Data —
---
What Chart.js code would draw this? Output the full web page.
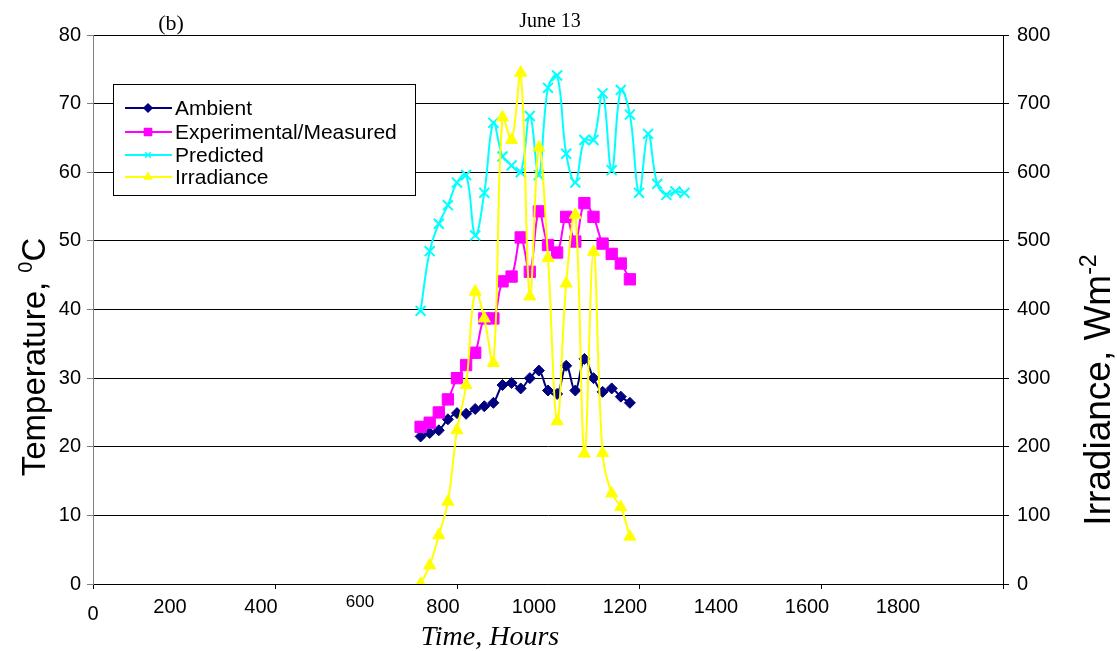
<!DOCTYPE html>
<html>
<head>
<meta charset="utf-8">
<script src="https://cdn.jsdelivr.net/npm/chart.js@4.4.1/dist/chart.umd.min.js"></script>
<style>
  body { margin: 0; background: #fff; }
  #wrap { width: 1117px; height: 651px; }
</style>
</head>
<body>
<div id="wrap"><canvas id="juneChart"></canvas></div>
<script>
// time of day (hhmm as number), one reading every 20 min
const times = [720, 740, 760, 780, 800, 820, 840, 860, 880, 900, 920, 940, 960, 980, 1000,
               1020, 1040, 1060, 1080, 1100, 1120, 1140, 1160, 1180, 1200, 1220, 1240, 1260, 1280, 1300];

const ambient = [21.5, 22.0, 22.4, 24.0, 24.9, 24.8, 25.5, 25.9, 26.4, 29.0, 29.3, 28.5,
                 30.0, 31.1, 28.2, 27.7, 31.8, 28.2, 32.8, 30.0, 28.0, 28.5, 27.3, 26.4];
const measured = [22.9, 23.5, 25.0, 26.9, 30.0, 31.9, 33.7, 38.7, 38.7, 44.1, 44.8, 50.5,
                  45.5, 54.3, 49.4, 48.3, 53.5, 49.9, 55.5, 53.5, 49.6, 48.1, 46.7, 44.4];
const predicted = [39.8, 48.5, 52.5, 55.2, 58.5, 59.6, 50.8, 57.0, 67.2, 62.3, 61.0, 60.0,
                   68.2, 59.6, 72.3, 74.1, 62.7, 58.5, 64.7, 64.7, 71.5, 60.3, 72.0, 68.4,
                   57.0, 65.6, 58.3, 56.7, 57.2, 57.0];
const irradiance = [0, 27, 71, 120, 224, 290, 426, 387, 322, 680, 647, 745,
                    419, 636, 475, 237, 438, 538, 190, 484, 191, 132, 112, 69];

const xTicks = [0, 200, 400, 600, 800, 1000, 1200, 1400, 1600, 1800, 2000];
const xMarks = [0, 400, 800, 1200, 1600, 2000];

function pts(vals) {
  return vals.map((v, i) => ({ x: times[i], y: v }));
}

const FONT = 'Liberation Sans, Arial, sans-serif';
const SERIF = 'Liberation Serif, Times New Roman, serif';

const series = [
  { label: 'Ambient', data: pts(ambient), color: '#000080', style: 'rectRot', r: 5.5, axis: 'y', order: 4 },
  { label: 'Experimental/Measured', data: pts(measured), color: '#FF00FF', style: 'rect', r: 8, axis: 'y', order: 3 },
  { label: 'Predicted', data: pts(predicted), color: '#00FFFF', style: 'crossRot', r: 7, axis: 'y', order: 2 },
  { label: 'Irradiance', data: pts(irradiance), color: '#FFFF00', style: 'triangle', r: 7, axis: 'y1', order: 1 }
];

// titles, odd x labels and the boxed legend
const extras = {
  id: 'extras',
  afterDraw(chart) {
    const c = chart.ctx;
    const xs = chart.scales.x;
    c.save();
    c.fillStyle = '#000';
    c.textAlign = 'center';
    c.textBaseline = 'alphabetic';
    c.font = '22px ' + SERIF;
    c.fillText('(b)', 171, 30);
    c.font = '20px ' + SERIF;
    c.fillText('June 13', 550, 27);
    c.font = 'italic 28px ' + SERIF;
    c.fillText('Time, Hours', 490, 645);

    c.textBaseline = 'top';
    c.font = '20px ' + FONT;
    c.fillText('0', xs.getPixelForValue(0), 604);
    c.font = '17px ' + FONT;
    c.fillText('600', xs.getPixelForValue(600) - 6, 594);

    // rotated axis titles with superscripts
    function vTitle(x, cy, size, main, sup, tail) {
      c.save();
      c.translate(x, cy);
      c.rotate(-Math.PI / 2);
      c.textAlign = 'left';
      c.textBaseline = 'alphabetic';
      c.font = size + 'px ' + FONT;
      const w1 = c.measureText(main).width;
      const w3 = c.measureText(tail).width;
      c.font = Math.round(size * 0.62) + 'px ' + FONT;
      const w2 = c.measureText(sup).width;
      let x0 = -(w1 + w2 + w3) / 2;
      c.font = size + 'px ' + FONT;
      c.fillText(main, x0, 0);
      c.font = Math.round(size * 0.62) + 'px ' + FONT;
      c.fillText(sup, x0 + w1, -size * 0.38);
      c.font = size + 'px ' + FONT;
      c.fillText(tail, x0 + w1 + w2, 0);
      c.restore();
    }
    vTitle(45, 357, 33, 'Temperature, ', '0', 'C');
    vTitle(1110, 390, 37, 'Irradiance, Wm', '-2', '');

    // legend
    c.fillStyle = '#fff';
    c.fillRect(113, 84, 302, 111);
    c.strokeStyle = '#000';
    c.lineWidth = 1;
    c.strokeRect(113.5, 84.5, 302, 111);
    const rows = [108, 132, 155, 177];
    series.forEach((s, i) => {
      const y = rows[i];
      c.strokeStyle = s.color;
      c.lineWidth = 2;
      c.beginPath();
      c.moveTo(125, y);
      c.lineTo(172, y);
      c.stroke();
      c.fillStyle = s.color;
      c.lineWidth = 1.5;
      Chart.helpers.drawPoint(c, { pointStyle: s.style, radius: s.style === 'rect' ? 5 : 4, rotation: 0, borderWidth: 1.5 }, 148, y);
      c.fillStyle = '#000';
      c.textAlign = 'left';
      c.textBaseline = 'middle';
      c.font = '21px ' + FONT;
      c.fillText(s.label, 175, y + 1);
    });
    c.restore();
  }
};

new Chart(document.getElementById('juneChart'), {
  type: 'line',
  data: {
    datasets: series.map(s => ({
      label: s.label,
      data: s.data,
      yAxisID: s.axis,
      order: s.order,
      borderColor: s.color,
      backgroundColor: s.color,
      borderWidth: 2,
      tension: 0.4,
      fill: false,
      pointStyle: s.style,
      pointRadius: s.r,
      pointBorderWidth: s.style === 'crossRot' ? 2 : 1,
      pointBackgroundColor: s.color,
      pointBorderColor: s.color
    }))
  },
  options: {
    responsive: true,
    maintainAspectRatio: false,
    animation: false,
    layout: { padding: { top: 35, left: 0, right: 0, bottom: 0 } },
    plugins: { legend: { display: false }, tooltip: { enabled: false } },
    scales: {
      x: {
        type: 'linear',
        min: 0,
        max: 2000,
        afterBuildTicks: (sc) => { sc.ticks = xTicks.map(v => ({ value: v })); },
        afterFit: (sc) => { sc.height = 67; },
        grid: {
          drawOnChartArea: false,
          tickLength: 5,
          tickColor: (ctx) => (ctx.tick && xMarks.includes(ctx.tick.value)) ? '#000' : 'rgba(0,0,0,0)'
        },
        border: { color: '#000', width: 1 },
        ticks: {
          autoSkip: false,
          maxRotation: 0,
          padding: 6,
          labelOffset: -14,
          color: '#000',
          font: { family: FONT, size: 20 },
          callback: (v) => (v === 0 || v === 600 || v === 2000) ? '' : String(v)
        }
      },
      y: {
        position: 'left',
        min: 0,
        max: 80,
        afterFit: (sc) => { sc.width = 93; },
        grid: { color: '#000', lineWidth: 1, tickLength: 6, tickColor: '#808080' },
        border: { color: '#808080', width: 1 },
        ticks: { stepSize: 10, padding: 6, color: '#000', font: { family: FONT, size: 20 } }
      },
      y1: {
        position: 'right',
        min: 0,
        max: 800,
        afterFit: (sc) => { sc.width = 114; },
        grid: { drawOnChartArea: false, tickLength: 6, tickColor: '#000' },
        border: { color: '#000', width: 1 },
        ticks: { stepSize: 100, padding: 8, color: '#000', font: { family: FONT, size: 20 } }
      }
    }
  },
  plugins: [extras]
});
</script>
</body>
</html>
---
Work to do —
Output the data above without changes, apart from leaving out the pictures.

Completed exercise —
What Chart.js code would draw this? Output the full web page.
<!DOCTYPE html>
<html>
<head>
<meta charset="utf-8">
<script src="https://cdn.jsdelivr.net/npm/chart.js@4.4.1/dist/chart.umd.min.js"></script>
<style>
  body { margin: 0; background: #fff; }
  #wrap { width: 1117px; height: 651px; }
</style>
</head>
<body>
<div id="wrap"><canvas id="juneChart"></canvas></div>
<script>
// time of day (hhmm as number), one reading every 20 min
const times = [720, 740, 760, 780, 800, 820, 840, 860, 880, 900, 920, 940, 960, 980, 1000,
               1020, 1040, 1060, 1080, 1100, 1120, 1140, 1160, 1180, 1200, 1220, 1240, 1260, 1280, 1300];

const ambient = [21.5, 22.0, 22.4, 24.0, 24.9, 24.8, 25.5, 25.9, 26.4, 29.0, 29.3, 28.5,
                 30.0, 31.1, 28.2, 27.7, 31.8, 28.2, 32.8, 30.0, 28.0, 28.5, 27.3, 26.4];
const measured = [22.9, 23.5, 25.0, 26.9, 30.0, 31.9, 33.7, 38.7, 38.7, 44.1, 44.8, 50.5,
                  45.5, 54.3, 49.4, 48.3, 53.5, 49.9, 55.5, 53.5, 49.6, 48.1, 46.7, 44.4];
const predicted = [39.8, 48.5, 52.5, 55.2, 58.5, 59.6, 50.8, 57.0, 67.2, 62.3, 61.0, 60.0,
                   68.2, 59.6, 72.3, 74.1, 62.7, 58.5, 64.7, 64.7, 71.5, 60.3, 72.0, 68.4,
                   57.0, 65.6, 58.3, 56.7, 57.2, 57.0];
const irradiance = [0, 27, 71, 120, 224, 290, 426, 387, 322, 680, 647, 745,
                    419, 636, 475, 237, 438, 538, 190, 484, 191, 132, 112, 69];

const xTicks = [0, 200, 400, 600, 800, 1000, 1200, 1400, 1600, 1800, 2000];
const xMarks = [0, 400, 800, 1200, 1600, 2000];

function pts(vals) {
  return vals.map((v, i) => ({ x: times[i], y: v }));
}

const FONT = 'Liberation Sans, Arial, sans-serif';
const SERIF = 'Liberation Serif, Times New Roman, serif';

const series = [
  { label: 'Ambient', data: pts(ambient), color: '#000080', style: 'rectRot', r: 5.5, axis: 'y', order: 4 },
  { label: 'Experimental/Measured', data: pts(measured), color: '#FF00FF', style: 'rect', r: 8, axis: 'y', order: 3 },
  { label: 'Predicted', data: pts(predicted), color: '#00FFFF', style: 'crossRot', r: 7, axis: 'y', order: 2 },
  { label: 'Irradiance', data: pts(irradiance), color: '#FFFF00', style: 'triangle', r: 7, axis: 'y1', order: 1 }
];

// titles, odd x labels and the boxed legend
const extras = {
  id: 'extras',
  afterDraw(chart) {
    const c = chart.ctx;
    const xs = chart.scales.x;
    c.save();
    c.fillStyle = '#000';
    c.textAlign = 'center';
    c.textBaseline = 'alphabetic';
    c.font = '22px ' + SERIF;
    c.fillText('(b)', 171, 30);
    c.font = '20px ' + SERIF;
    c.fillText('June 13', 550, 27);
    c.font = 'italic 28px ' + SERIF;
    c.fillText('Time, Hours', 490, 645);

    c.textBaseline = 'top';
    c.font = '20px ' + FONT;
    c.fillText('0', xs.getPixelForValue(0), 604);
    c.font = '17px ' + FONT;
    c.fillText('600', xs.getPixelForValue(600) - 6, 594);

    // rotated axis titles with superscripts
    function vTitle(x, cy, size, main, sup, tail) {
      c.save();
      c.translate(x, cy);
      c.rotate(-Math.PI / 2);
      c.textAlign = 'left';
      c.textBaseline = 'alphabetic';
      c.font = size + 'px ' + FONT;
      const w1 = c.measureText(main).width;
      const w3 = c.measureText(tail).width;
      c.font = Math.round(size * 0.62) + 'px ' + FONT;
      const w2 = c.measureText(sup).width;
      let x0 = -(w1 + w2 + w3) / 2;
      c.font = size + 'px ' + FONT;
      c.fillText(main, x0, 0);
      c.font = Math.round(size * 0.62) + 'px ' + FONT;
      c.fillText(sup, x0 + w1, -size * 0.38);
      c.font = size + 'px ' + FONT;
      c.fillText(tail, x0 + w1 + w2, 0);
      c.restore();
    }
    vTitle(45, 357, 33, 'Temperature, ', '0', 'C');
    vTitle(1110, 390, 37, 'Irradiance, Wm', '-2', '');

    // legend
    c.fillStyle = '#fff';
    c.fillRect(113, 84, 302, 111);
    c.strokeStyle = '#000';
    c.lineWidth = 1;
    c.strokeRect(113.5, 84.5, 302, 111);
    const rows = [108, 132, 155, 177];
    series.forEach((s, i) => {
      const y = rows[i];
      c.strokeStyle = s.color;
      c.lineWidth = 2;
      c.beginPath();
      c.moveTo(125, y);
      c.lineTo(172, y);
      c.stroke();
      c.fillStyle = s.color;
      c.lineWidth = 1.5;
      Chart.helpers.drawPoint(c, { pointStyle: s.style, radius: s.style === 'rect' ? 5 : 4, rotation: 0, borderWidth: 1.5 }, 148, y);
      c.fillStyle = '#000';
      c.textAlign = 'left';
      c.textBaseline = 'middle';
      c.font = '21px ' + FONT;
      c.fillText(s.label, 175, y + 1);
    });
    c.restore();
  }
};

new Chart(document.getElementById('juneChart'), {
  type: 'line',
  data: {
    datasets: series.map(s => ({
      label: s.label,
      data: s.data,
      yAxisID: s.axis,
      order: s.order,
      borderColor: s.color,
      backgroundColor: s.color,
      borderWidth: 2,
      tension: 0.4,
      fill: false,
      pointStyle: s.style,
      pointRadius: s.r,
      pointBorderWidth: s.style === 'crossRot' ? 2 : 1,
      pointBackgroundColor: s.color,
      pointBorderColor: s.color
    }))
  },
  options: {
    responsive: true,
    maintainAspectRatio: false,
    animation: false,
    layout: { padding: { top: 35, left: 0, right: 0, bottom: 0 } },
    plugins: { legend: { display: false }, tooltip: { enabled: false } },
    scales: {
      x: {
        type: 'linear',
        min: 0,
        max: 2000,
        afterBuildTicks: (sc) => { sc.ticks = xTicks.map(v => ({ value: v })); },
        afterFit: (sc) => { sc.height = 67; },
        grid: {
          drawOnChartArea: false,
          tickLength: 5,
          tickColor: (ctx) => (ctx.tick && xMarks.includes(ctx.tick.value)) ? '#000' : 'rgba(0,0,0,0)'
        },
        border: { color: '#000', width: 1 },
        ticks: {
          autoSkip: false,
          maxRotation: 0,
          padding: 6,
          labelOffset: -14,
          color: '#000',
          font: { family: FONT, size: 20 },
          callback: (v) => (v === 0 || v === 600 || v === 2000) ? '' : String(v)
        }
      },
      y: {
        position: 'left',
        min: 0,
        max: 80,
        afterFit: (sc) => { sc.width = 93; },
        grid: { color: '#000', lineWidth: 1, tickLength: 6, tickColor: '#808080' },
        border: { color: '#808080', width: 1 },
        ticks: { stepSize: 10, padding: 6, color: '#000', font: { family: FONT, size: 20 } }
      },
      y1: {
        position: 'right',
        min: 0,
        max: 800,
        afterFit: (sc) => { sc.width = 114; },
        grid: { drawOnChartArea: false, tickLength: 6, tickColor: '#000' },
        border: { color: '#000', width: 1 },
        ticks: { stepSize: 100, padding: 8, color: '#000', font: { family: FONT, size: 20 } }
      }
    }
  },
  plugins: [extras]
});
</script>
</body>
</html>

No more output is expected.